When most homeowners consider the weather conditions that can damage a roof, they rarely think about wind. With the exception of hurricanes and tornadoes, you might not think that wind could affect your home’s roof at all. On the contrary, high winds can impact your roof with almost as much damage as a tornado or hurricane. It’s important to know how these windstorms can damage a roof, and what happens you do not repair the damages.
Problems With Your Roof Before a Windstorm Hits
If you don’t have your roof regularly inspected, it can lead to greater damage during a windstorm. Without knowing that you have curling or loose shingles already, you run the risk of having shingles completely lifted off and torn away during the windstorm. Lost shingles leads to water damage and roof rot, not to mention water damage in the ceilings and walls of your uppermost rooms. (If you have a single-story home, the water damage will appear in the walls and ceilings right over your head.)
How a Roof Can Be Damaged in a Windstorm
Tornadoes and hurricanes aside, high velocity winds do their own bit of damage. Even the roofs in the best of shape can suffer damage if the wind gusts are strong enough. Anything over forty miles per hour over the course of thirty minutes or more can cause damage to your roof.
Winds can lift, bend, twist or even break off areas of the shingles. Tree branches can snap and fall on the roof. Electrical or communications lines can snap and land on the roof creating sparks and wrecking the shingles. Add to these conditions any precipitation, snow, ice, hail, etc., and the damage multiplies.

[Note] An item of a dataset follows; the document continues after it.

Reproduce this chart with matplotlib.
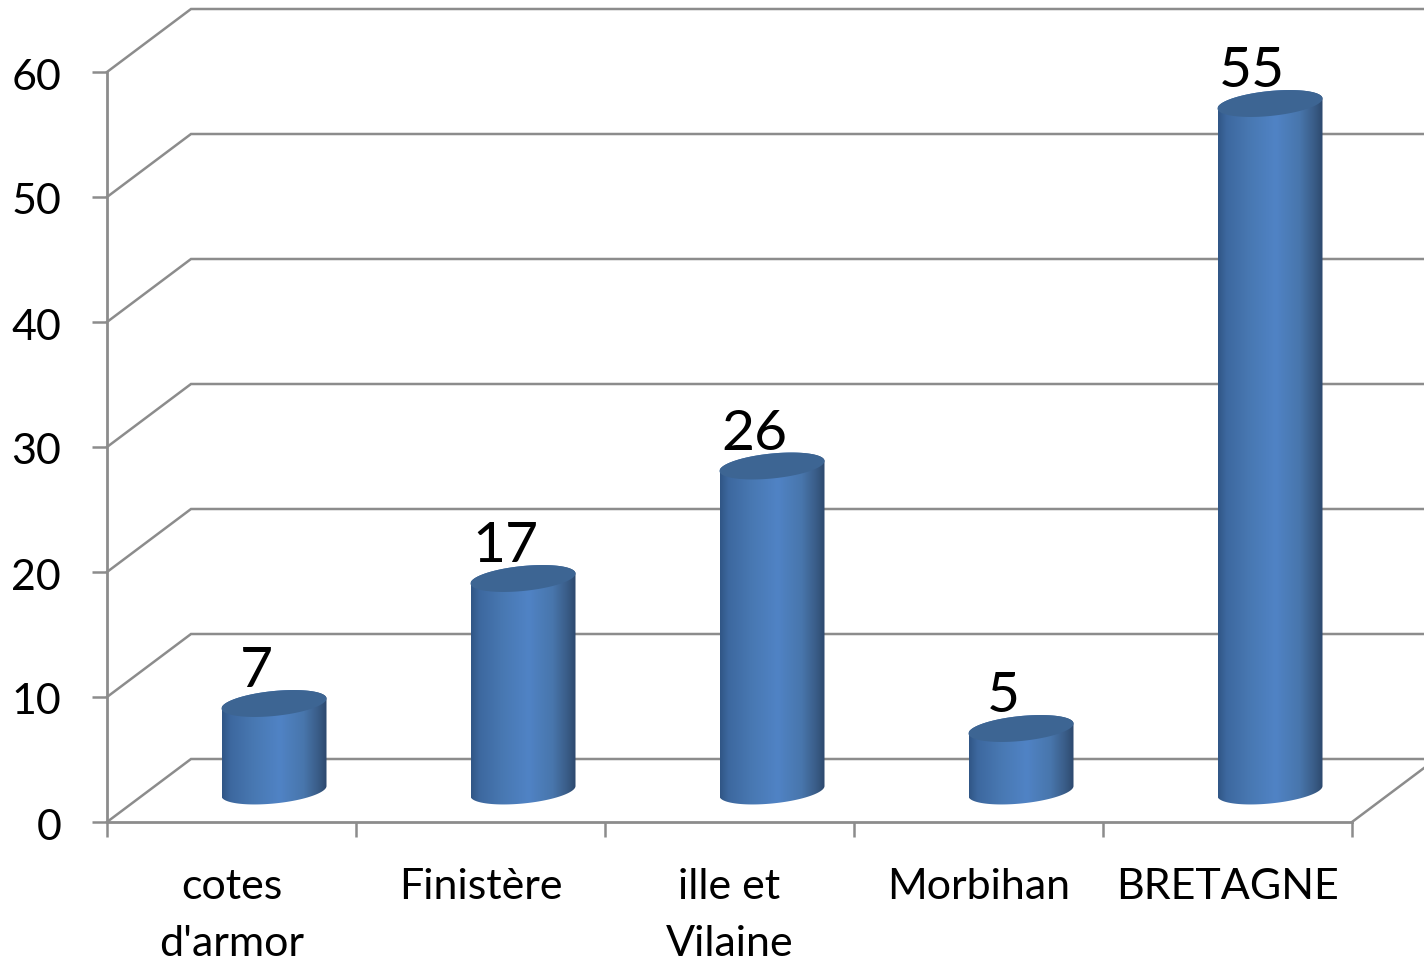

Once the top layer of protection on your roof has been damaged, the rest of your roof underneath is exposed to the elements. Since your roof protects your entire home from outdoor elements, the loss of the protective layer means that your entire home is at risk. While you can’t do much to fix the situation as it occurs, you can make repairs almost immediately after the storm.
If the roof is severely damaged by fallen trees or tree limbs, then your home becomes inhabitable until repairs are made. The trees or tree limbs have to be lifted off of the caved in roof before restoration efforts can begin. A contractor can protect your home with tarps while the work is being done.